Interaction of GAPR-1 with lipid bilayers is regulated by alternative homodimerization

Golgi-Associated Plant Pathogenesis-Related protein 1 (GAPR-1) is a mammalian protein that belongs to the superfamily of plant pathogenesis related proteins group 1 (PR-1). GAPR-1 is a peripheral membrane-binding protein that strongly associates with lipid-enriched microdomains at the cytosolic leaflet of Golgi membranes. Little is known about the mechanism of GAPR‐1 interaction with membranes. We previously suggested that dimerization plays a role in the function of GAPR‐1 and here we report that phytic acid (inositol hexakisphosphate) induces dimerization of GAPR‐1 in solution. Elucidation of the crystal structure of GAPR‐1 in the presence of phytic acid revealed that the GAPR‐1 dimer differs from the previously published GAPR‐1 dimer structure. In this structure, one of the monomeric subunits of the crystallographic dimer is rotated by 28.5°. To study the GAPR‐1 dimerization properties, we investigated the interaction with liposomes in a light scattering assay and by flow cytometry.

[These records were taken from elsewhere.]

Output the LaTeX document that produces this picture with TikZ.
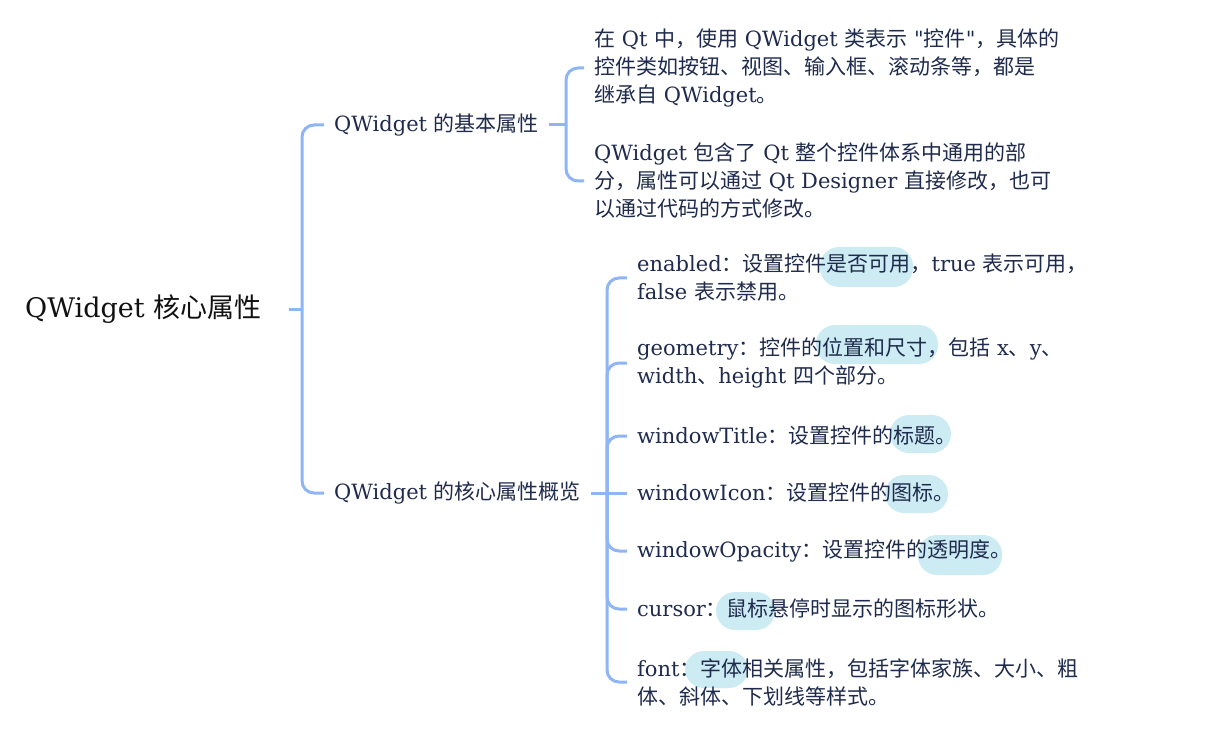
\documentclass[tikz,border=0pt]{standalone}
\usepackage{fontspec}
\setmainfont{DejaVu Serif}
\newfontfamily\cjkfont{Noto Sans CJK SC}
\newfontfamily\quotefont{DejaVu Serif}
\usepackage{xcolor}
\definecolor{branchBlue}{HTML}{8FB5F7}
\definecolor{pillCyan}{HTML}{CDEBF2}
\definecolor{darkText}{HTML}{1F2B4D}
\definecolor{rootText}{HTML}{111111}

% switch to the CJK family for Chinese characters and punctuation
\XeTeXinterchartokenstate=1
\newXeTeXintercharclass\cjkclass
\newcount\cjkchar
\def\setcjkrange#1#2{%
  \cjkchar=#1\relax
  \loop
    \XeTeXcharclass\cjkchar=\cjkclass\relax
  \ifnum\cjkchar<#2\relax
    \advance\cjkchar by 1\relax
  \repeat}
\setcjkrange{"3000}{"303F}
\setcjkrange{"4E00}{"9FFF}
\setcjkrange{"FF00}{"FFEF}
\XeTeXinterchartoks 0 \cjkclass = {\cjkfont}
\XeTeXinterchartoks 4095 \cjkclass = {\cjkfont}
\XeTeXinterchartoks \cjkclass 0 = {\rmfamily}
\XeTeXinterchartoks \cjkclass 4095 = {\rmfamily}
% straight double quote
\newcommand{\sq}{{\quotefont"}}

\usepackage{tikz}
\usetikzlibrary{positioning}
\tikzset{
    % Base style for all texts
    modern base/.style={
        font=\fontsize{21}{28}\selectfont,
        align=left,
        text=darkText,
        anchor=west,
        inner xsep=10pt,
        inner ysep=0pt,
    },
    % Central topic - larger, black
    root topic/.style={
        modern base,
        font=\fontsize{27}{32}\selectfont,
        text=rootText,
        inner xsep=28pt,
    },
    % Sub topics and leaves
    topic/.style={modern base},
    leaf/.style={modern base},
    % Bracket connector - thick light blue
    branch/.style={
        draw=branchBlue,
        line width=3pt,
        rounded corners=12pt,
    },
    % Highlight behind some words
    pill/.style={
        fill=pillCyan,
        rounded corners=19pt,
    },
}

\begin{document}
\begin{tikzpicture}[x=1pt, y=-1pt]
    \useasboundingbox (0,0) rectangle (1207,743);

    % highlights
    \fill [pill] (820,247) rectangle (913,287);
    \fill [pill] (816,325) rectangle (938,364);
    \fill [pill] (890,415) rectangle (951,453);
    \fill [pill] (885,475) rectangle (948,513);
    \fill [pill] (918,535) rectangle (1002,575);
    \fill [pill] (716,592) rectangle (775,630);
    \fill [pill] (685,651) rectangle (748,688);

    \node (root) [root topic] at (-3,309) {QWidget 核心属性};
    \node (basic) [topic] at (324,125) {QWidget 的基本属性};
    \node (overview) [topic] at (324,493) {QWidget 的核心属性概览};

    \node (desc1) [leaf] at (584,68) {在 Qt 中，使用 QWidget 类表示 \sq 控件\sq，具体的\\控件类如按钮、视图、输入框、滚动条等，都是\\继承自 QWidget。};
    \node (desc2) [leaf] at (584,181) {QWidget 包含了 Qt 整个控件体系中通用的部\\分，属性可以通过 Qt Designer 直接修改，也可\\以通过代码的方式修改。};

    \node (enabled) [leaf] at (627,278) {enabled：设置控件是否可用，true 表示可用，\\false 表示禁用。};
    \node (geometry) [leaf] at (627,363) {geometry：控件的位置和尺寸，包括 x、y、\\width、height 四个部分。};
    \node (title) [leaf] at (627,436) {windowTitle：设置控件的标题。};
    \node (icon) [leaf] at (627,493) {windowIcon：设置控件的图标。};
    \node (opacity) [leaf] at (627,551) {windowOpacity：设置控件的透明度。};
    \node (cursor) [leaf] at (627,609) {cursor：鼠标悬停时显示的图标形状。};
    \node (font) [leaf] at (627,682) {font：字体相关属性，包括字体家族、大小、粗\\体、斜体、下划线等样式。};

    \coordinate (j0) at (302,309);
    \coordinate (j1) at (566,125);
    \coordinate (j2) at (607,493);

    \draw [branch] (root.east) -- (j0);
    \draw [branch] (j0) |- (basic.west);
    \draw [branch] (j0) |- (overview.west);
    \draw [branch] (basic.east) -- (j1);
    \draw [branch] (j1) |- (desc1.west);
    \draw [branch] (j1) |- (desc2.west);
    \draw [branch] (overview.east) -- (j2);
    \draw [branch] (j2) -- (icon.west);
    \foreach \n in {enabled,geometry,title,opacity,cursor,font}
        \draw [branch] (j2) |- (\n.west);
\end{tikzpicture}
\end{document}
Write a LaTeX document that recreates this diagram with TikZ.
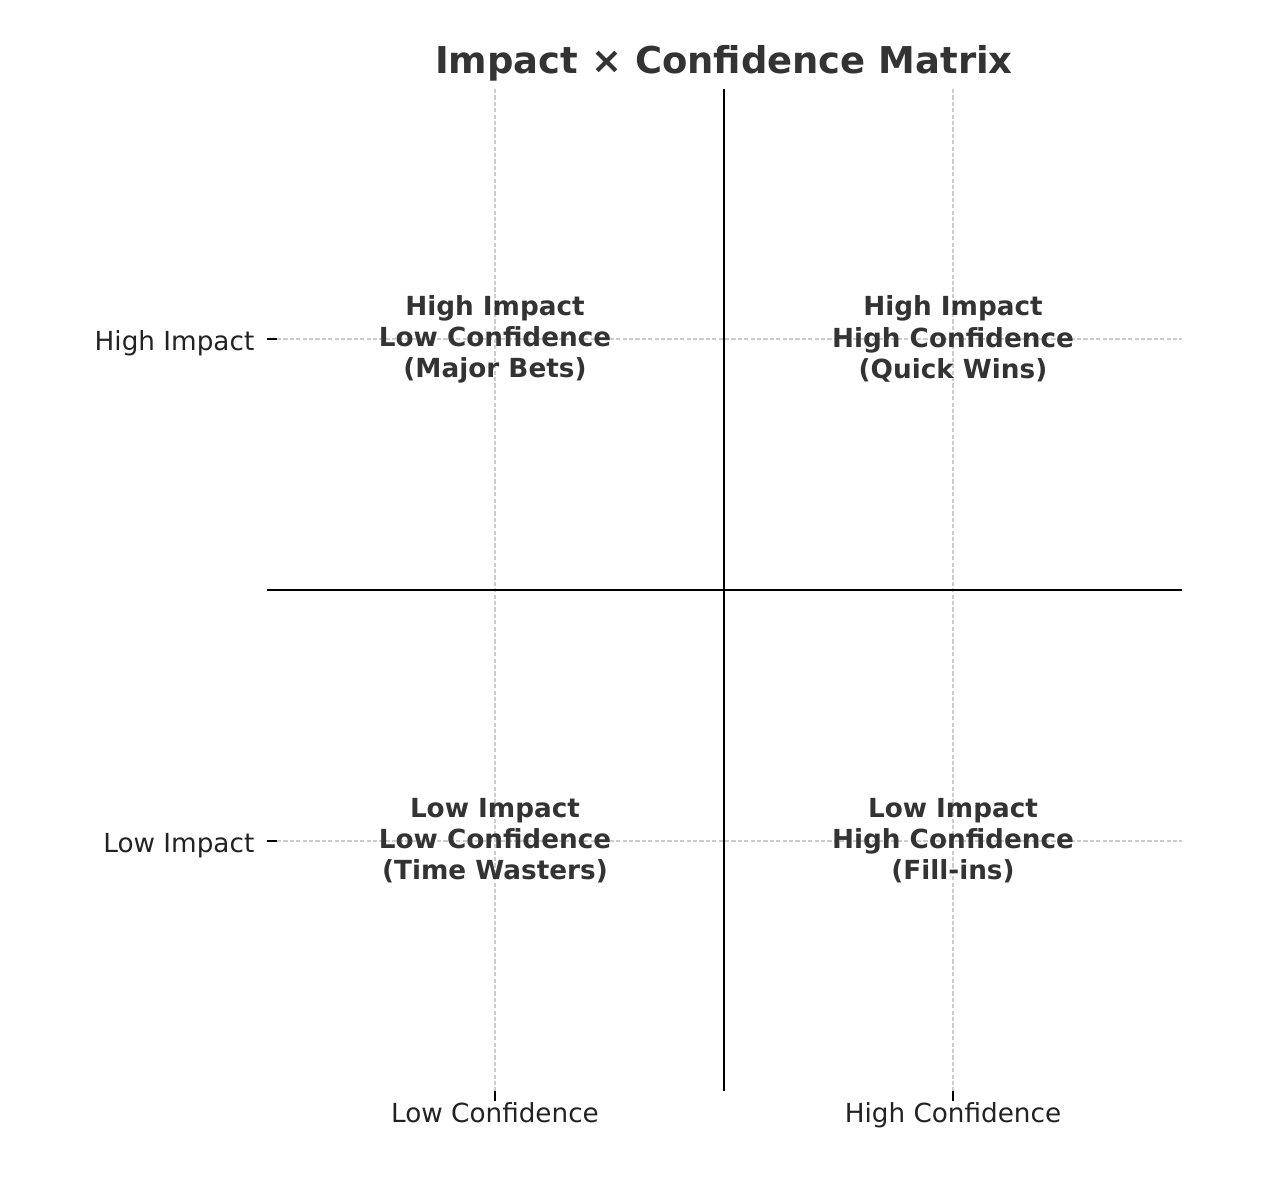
\documentclass[tikz,border=0pt]{standalone}
\usepackage{fontspec}
\setmainfont{DejaVu Sans}
\definecolor{txtgray}{HTML}{333333}
\definecolor{gridgray}{HTML}{CCCCCC}
\definecolor{ticktxt}{HTML}{222222}
\tikzset{
  quadlabel/.style={align=center, text=txtgray,
    font=\fontsize{19.7}{23.3}\selectfont\bfseries},
  ticklabel/.style={text=ticktxt, font=\fontsize{19.7}{23.3}\selectfont},
  gridline/.style={gridgray, line width=0.8pt, dash pattern=on 3.2pt off 1.6pt},
  axisline/.style={black, line width=1.5pt},
  tickmark/.style={black, line width=0.9pt}
}
\begin{document}
\begin{tikzpicture}[x=0.75pt, y=-0.75pt]
  \useasboundingbox (0,0) rectangle (1280,1184);

  % Title
  \node[font=\fontsize{27.7}{32}\selectfont\bfseries, text=txtgray] (title) at (724,63) {Impact × Confidence Matrix};

  % Grid
  \foreach \x in {495,953}
    \draw[gridline] (\x,89) -- (\x,1091);
  \foreach \y in {339,841}
    \draw[gridline] (277,\y) -- (1182,\y);

  % Axes
  \coordinate (left) at (267,590);
  \coordinate (right) at (1182,590);
  \coordinate (top) at (724,89);
  \coordinate (bottom) at (724,1091);
  \draw[axisline] (left) -- (right);
  \draw[axisline] (top) -- (bottom);

  % Ticks and tick labels
  \foreach \y/\lab/\nm in {339/High Impact/hi, 841/Low Impact/lo} {
    \draw[tickmark] (267,\y) -- (277,\y);
    \node[ticklabel, anchor=base east] (tick-\nm) at (259,\y+11) {\lab};
  }
  \foreach \x/\lab/\nm in {495/Low Confidence/lc, 953/High Confidence/hc} {
    \draw[tickmark] (\x,1091) -- (\x,1101);
    \node[ticklabel, anchor=base] (tick-\nm) at (\x,1122) {\lab};
  }

  % Quadrants
  \node[quadlabel] (majorbets) at (495,339) {High Impact\\Low Confidence\\(Major Bets)};
  \node[quadlabel] (quickwins) at (953,339) {High Impact\\High Confidence\\(Quick Wins)};
  \node[quadlabel] (timewasters) at (495,841) {Low Impact\\Low Confidence\\(Time Wasters)};
  \node[quadlabel] (fillins) at (953,841) {Low Impact\\High Confidence\\(Fill-ins)};
\end{tikzpicture}
\end{document}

In the presence of negatively charged lipids, GAPR‐1 caused a rapid and stable tethering of liposomes. [D81K]GAPR‐1, a mutant predicted to stabilize the IP6‐induced dimer conformation, also caused tethering of liposomes. [A68K]GAPR‐1 however, a mutant predicted to stabilize the non‐rotated dimer conformation, is capable of binding to liposomes but did not cause liposome tethering. Our combined data suggest that the charge properties of the lipid bilayer can regulate GAPR‐1 dynamics as a potential mechanism to modulate GAPR‐1 function.

► Phytic acid induces dimerization of GAPR-1 in solution.
► The GAPR-1 dimer crystal structure in the presence of IP6 reveals a rotation of the monomers.
► Negatively charged lipids cause a rapid and stable tethering of liposomes by GAPR-1.